Tuesday, February 26, 2008

Masterpiece Film Series: The Godfather

"The Godfather" **** (out of ****)

The first words we hear in "The Godfather" are heard while the screen is black. They are " I believe in America". In some ways that was what the first two "Godfather" films were about. Family and the American dream. Secondly, it is a mob movie.

Throughout the film we hear Vito Corleone (Marlon Brando) speak of the importance of family. At one point he says "a man that doesn't spend time with his family can never be a real man." Yes, Vito Corleone is a gangster, he has had people killed, but, he believes in family. That of course doesn't mean we should forgive him his sins and overlook his faults but it is part of the brilliance of Mario Puzo and Francis Ford Coppola's script that they add a human element to these characters. We accept them for what they are yet we can relate to them. Their actions seems justifiable.

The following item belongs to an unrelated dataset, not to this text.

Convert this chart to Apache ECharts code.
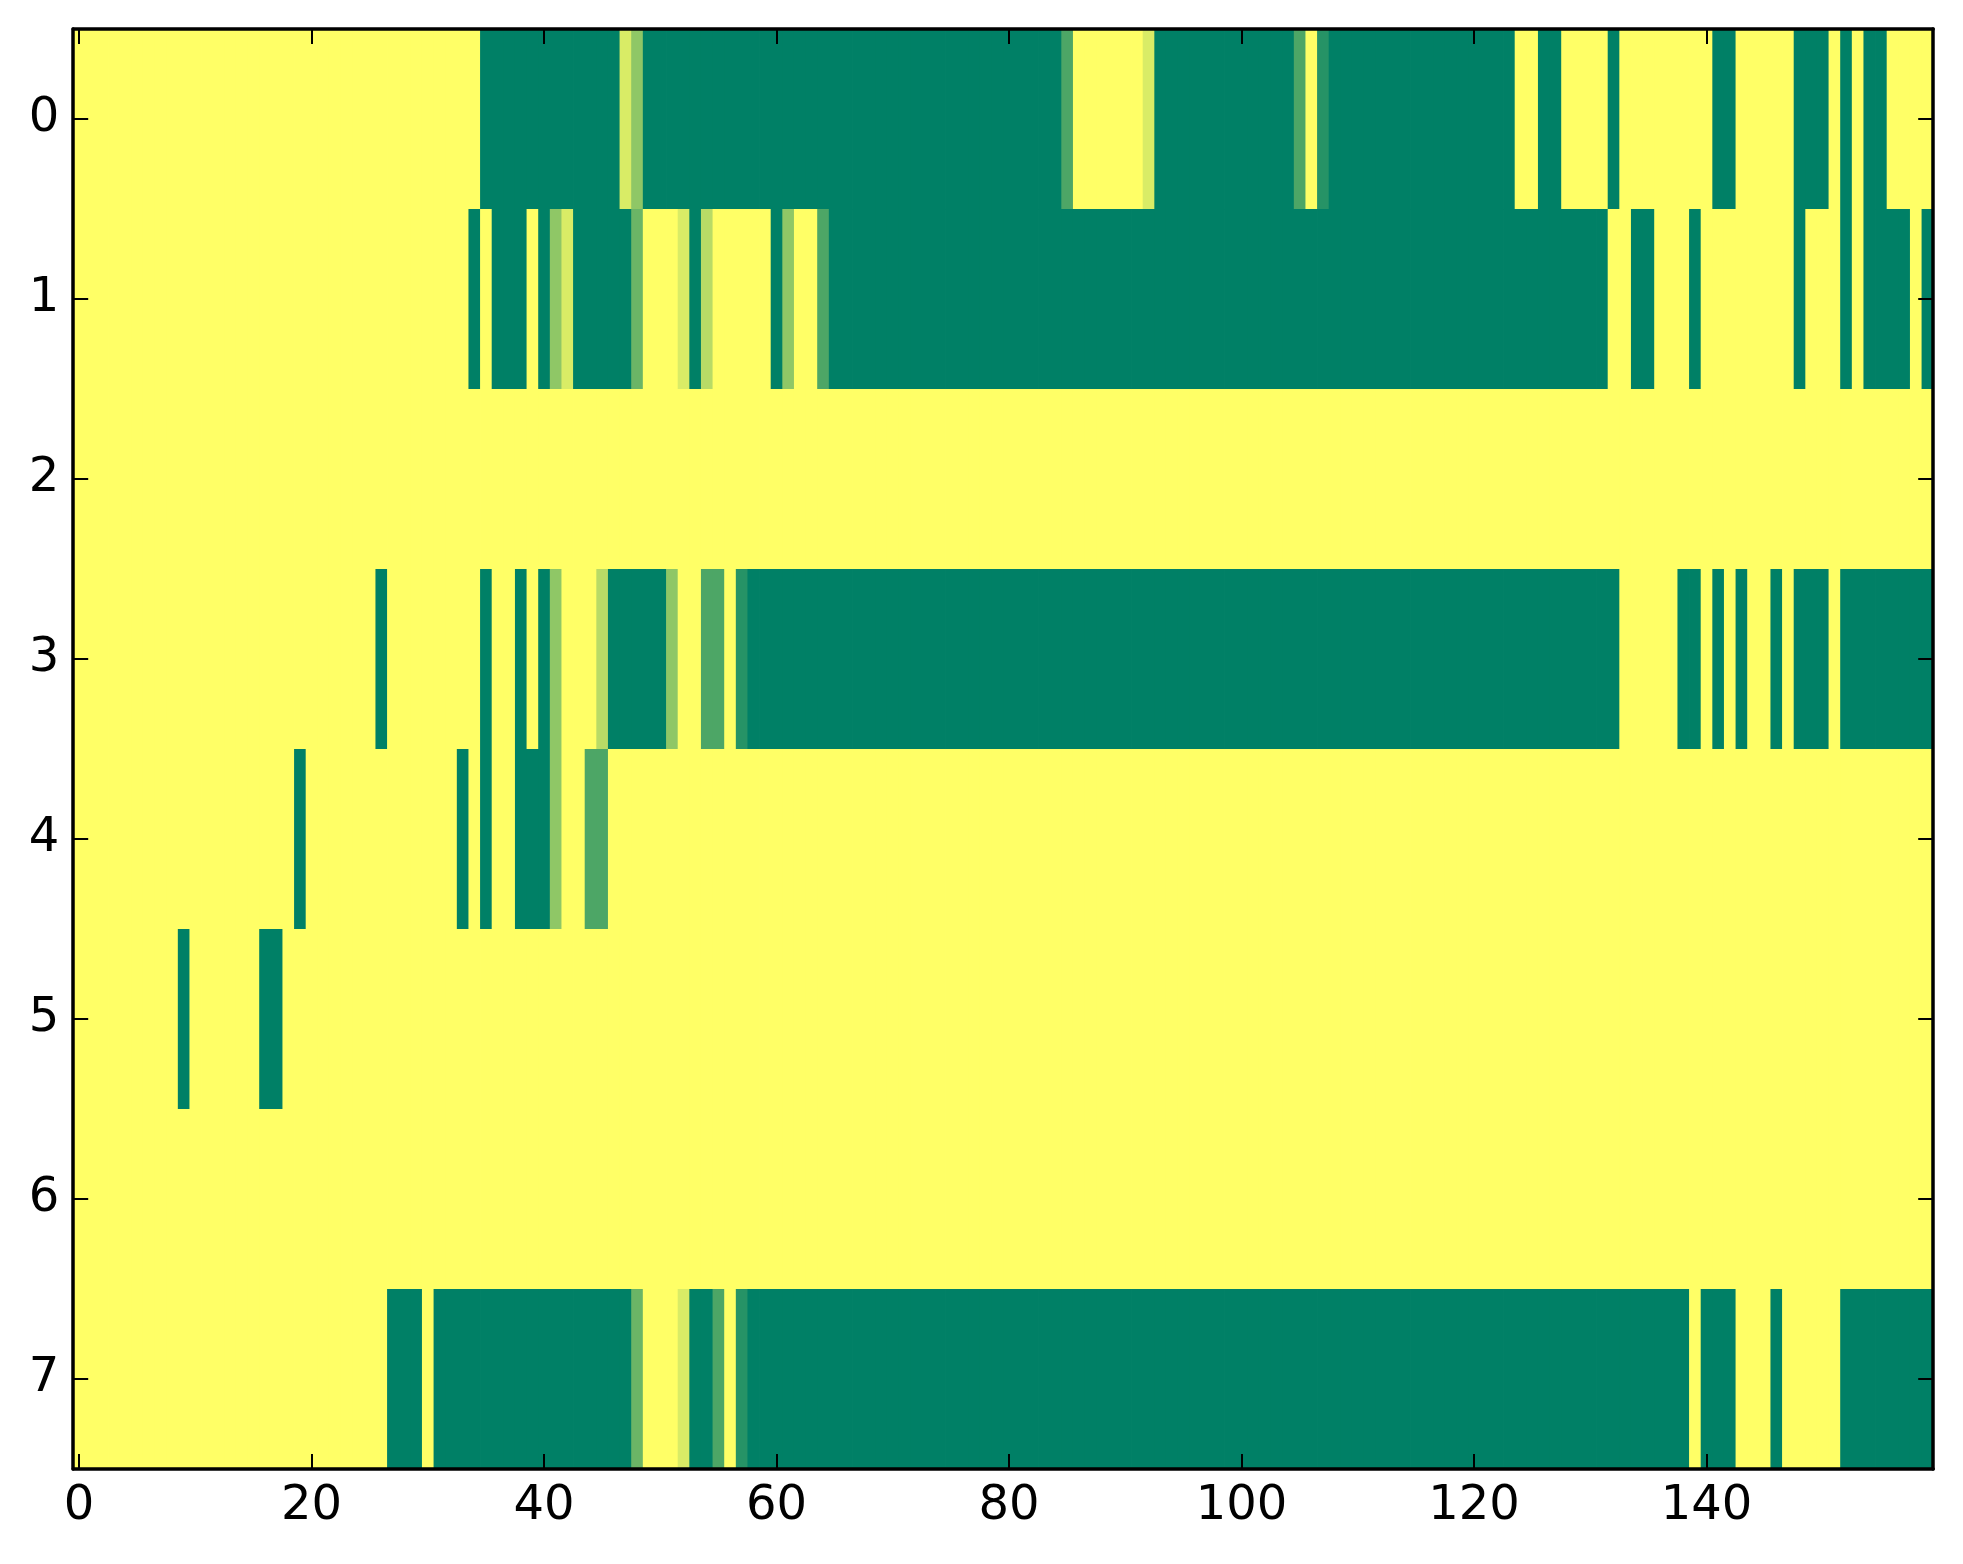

And for as good as the script is, credit must also be given to the cast. Marlon Brando's performance as "The Don" is one of his all-time great roles. It is an memorable as his performances in "A Streetcar Named Desire" and "On the Waterfront". His role here may not be as dominate as those other parts, but that is only because he is sharing screen time with more actors. And what a cast! Has there ever been a more perfect cast in an American film? Every actor carries their weight. We simply cannot picture any other actors in these roles. Al Pacino's performance as Michael Corleone is as culturally significant and indelible in cinema as Clark Gable as Rhett Butler, Gene Kelley in "Singin' in the Rain" and Orson Welles as Charles Foster Kane.

In addition to all of that, what about Gordon Willis' cinematography? Known for his use of shadows and darkness, here they add and reveal important character traits. These men live in the underworld.Their lives are surrounded by darkness. Some of Willis' most memorable work may be in this film. If not, perhaps only his work in Woody Allen's "Manhattan" could match it.

Even the musical score by Nino Rota, who has worked with legendary Italian filmmakers such as Federico Fellini and Luchino Visconti on their respective films such as "8 1\2", "Amarcord" and "The Leopard". Nearly every film he has worked on has had a score that is as memorable of the film itself. Many times, his music makes a particular film. That was clearly the case with "Amarcord". I remember the music more than the film.

"The Godfather" is perhaps the greatest American film ever made. Everything about the film just manages to fall into place. Everything is perfect about it. The performances, the music, the cinematography, the pacing, the editing.

To think Coppola had not had much experience as a director when this film was made, only goes to show his talent. Even he may have never made a better film.

But this review just seems to gush praise at the film. But what else can I say about it? That is why it is one of the masterpieces of cinema.